Comyns, a lover of white cats, became aware of Snowflake's plight when a girlfriend telephoned and said, "There is a white cat in the parking lot of Burger King on Elm Road." Comyns was at the Burger King within minutes to pursue the feline.
"I saw him, but he would not come anywhere near me," she said. "He looked pathetic. He wasn't very clean and he had some scars. I think there was a tick on his neck," she added.
Comyns visited Snowflake in the parking lot of the Warren Burger King every other day for three months.
Comyns actually caught Snowflake twice. The first time she had him neutered. Comyns was unable to bring him to her house, due to a neighbor's animal that was always on their property. The second time, Snowflake began to receive vaccinations.
"We brought him home. He lived outside for a few months until it got cold," she said. "I had finally started touching him."
On one particularly bitter winter night, Comyns gave in and said, "You're coming in!" Snowflake has never been outside again.
Snowflake has bonded with Comyns' other animals extremely well. "We have never had a problem with him," she said. "He is so mannerly and attentive to the two other cats."

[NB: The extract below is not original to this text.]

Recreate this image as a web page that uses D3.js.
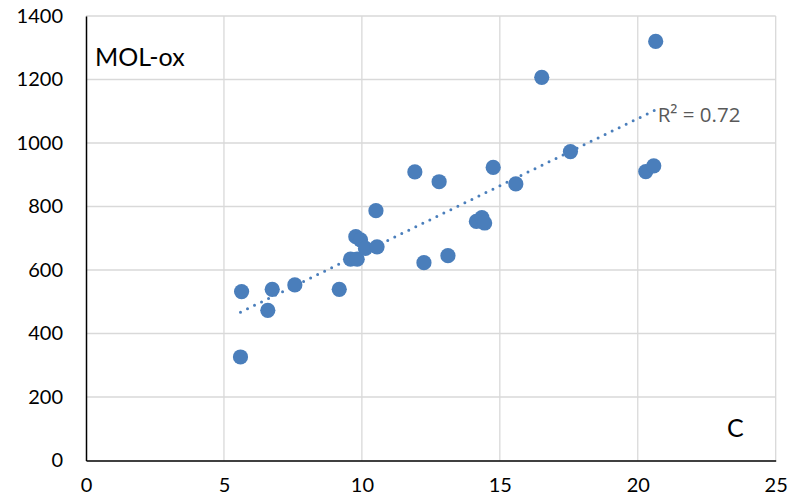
<!DOCTYPE html>
<html>
<head>
<meta charset="utf-8">
<script src="https://cdn.jsdelivr.net/npm/d3@7"></script>
<style>
  html, body { margin: 0; padding: 0; background: #fff; }
  svg { display: block; }
  text { font-family: Lato, "Open Sans", sans-serif; }
</style>
</head>
<body>
<svg id="chart" width="806" height="503"></svg>
<script>
// Carbon content (C) vs. MOL-ox, one entry per sample
const cValues = [5.60, 5.64, 6.59, 6.75, 7.57, 9.18, 9.59, 9.83, 9.78, 9.95, 10.13, 10.55, 10.51,
                 11.92, 12.25, 12.80, 13.12, 14.15, 14.35, 14.45, 14.76, 15.58, 16.52, 17.56,
                 20.29, 20.58, 20.65];
const molOxValues = [326, 532, 473, 539, 553, 539, 634, 634, 705, 695, 668, 673, 787,
                     909, 623, 878, 645, 753, 765, 748, 923, 871, 1207, 973,
                     910, 928, 1320];
const xTicks = [0, 5, 10, 15, 20, 25];
const yTicks = [0, 200, 400, 600, 800, 1000, 1200, 1400];
const rSquaredLabel = "R² = 0.72";
const yTitle = "MOL-ox";
const xTitle = "C";

const W = 806, H = 503;
const margin = { top: 16, right: 30.3, bottom: 42.5, left: 86 };
const svg = d3.select("#chart");

const x = d3.scaleLinear().domain([0, 25]).range([margin.left, W - margin.right]);
const y = d3.scaleLinear().domain([0, 1400]).range([H - margin.bottom, margin.top]);

const pointColor = "#4a7ebb";

// grid
const grid = svg.append("g").attr("stroke", "#d9d9d9").attr("stroke-width", 1.3);
grid.selectAll("line.gx").data(xTicks.slice(1)).join("line")
  .attr("x1", d => x(d)).attr("x2", d => x(d))
  .attr("y1", y(0)).attr("y2", y(1400));
grid.selectAll("line.gy").data(yTicks.slice(1)).join("line")
  .attr("x1", x(0)).attr("x2", x(25))
  .attr("y1", d => y(d)).attr("y2", d => y(d));

// axes
const xAxis = d3.axisBottom(x).tickValues(xTicks).tickSize(0).tickPadding(12)
  .tickFormat(d3.format("d"));
const yAxis = d3.axisLeft(y).tickValues(yTicks).tickSize(0).tickPadding(23)
  .tickFormat(d3.format("d"));

const gx = svg.append("g").attr("transform", `translate(0,${y(0)})`).call(xAxis);
const gy = svg.append("g").attr("transform", `translate(${x(0)},0)`).call(yAxis);
[gx, gy].forEach(g => {
  g.select(".domain").attr("stroke", "#000").attr("stroke-width", 1.5);
  g.selectAll("text").attr("font-size", 20).attr("fill", "#000");
});
gx.selectAll("text").attr("dy", "0.95em");

// linear least-squares trendline over the data range
const data = cValues.map((c, i) => ({ c, m: molOxValues[i] }));
const mx = d3.mean(data, d => d.c), my = d3.mean(data, d => d.m);
const sxy = d3.sum(data, d => (d.c - mx) * (d.m - my));
const sxx = d3.sum(data, d => (d.c - mx) ** 2);
const slope = sxy / sxx, intercept = my - slope * mx;
const [cMin, cMax] = d3.extent(cValues);

svg.append("line")
  .attr("x1", x(cMin)).attr("y1", y(intercept + slope * cMin))
  .attr("x2", x(cMax)).attr("y2", y(intercept + slope * cMax))
  .attr("stroke", pointColor).attr("stroke-width", 3)
  .attr("stroke-linecap", "round").attr("stroke-dasharray", "0 7.8");

// points
svg.append("g").selectAll("circle").data(data).join("circle")
  .attr("cx", d => x(d.c)).attr("cy", d => y(d.m)).attr("r", 7.6)
  .attr("fill", pointColor);

// labels
svg.append("text").attr("x", x(cMax) + 2).attr("y", 122)
  .attr("font-size", 20.5).attr("fill", "#595959")
  .style("font-family", "'Open Sans', sans-serif").text(rSquaredLabel);

svg.append("text").attr("x", 95).attr("y", 65.5)
  .attr("font-size", 25).attr("fill", "#000").text(yTitle);

svg.append("text").attr("x", 727).attr("y", 436.5)
  .attr("font-size", 25).attr("fill", "#000").text(xTitle);
</script>
</body>
</html>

Feral cats typically live in a colony. About a year ago, an Oak Street house in Warren had approximately 48 cats residing in the abandoned structure. "Several of the friendlier ones were adoptable," Stiles said.
According to Stiles, Packard Park currently has a large feral cat population, with about 30 cats being trapped, neutered and returned since 2009. The problem is, "if you see one stray cat, there are about five you don't see," Stiles said.
Feral cats often do not survive, and their lives are not easy without human caretakers. Males who roam and fight to find mates and defend their territory may be injured or transmit disease. Being pregnant so young and having two or three litters a year with nursing kittens is very stressful on female cats who are struggling to survive. Often there is an unreliable source of food and inadequate shelter.
Feral cats live in a certain location because if offers food and shelter. If a colony is removed, some feral cats from surrounding colonies may move in and take advantage of the situation. The cycle of reproduction and nuisance behavior begins all over again.
Feeding bans do not work on feral cats because they are territorial animals who can survive for weeks without food. They tend to move closer into habitations as they grow hungrier and more desperate.
"I look at it this way," said Stiles. "Every time we get one female spayed, we are saving 480,000 potential cats."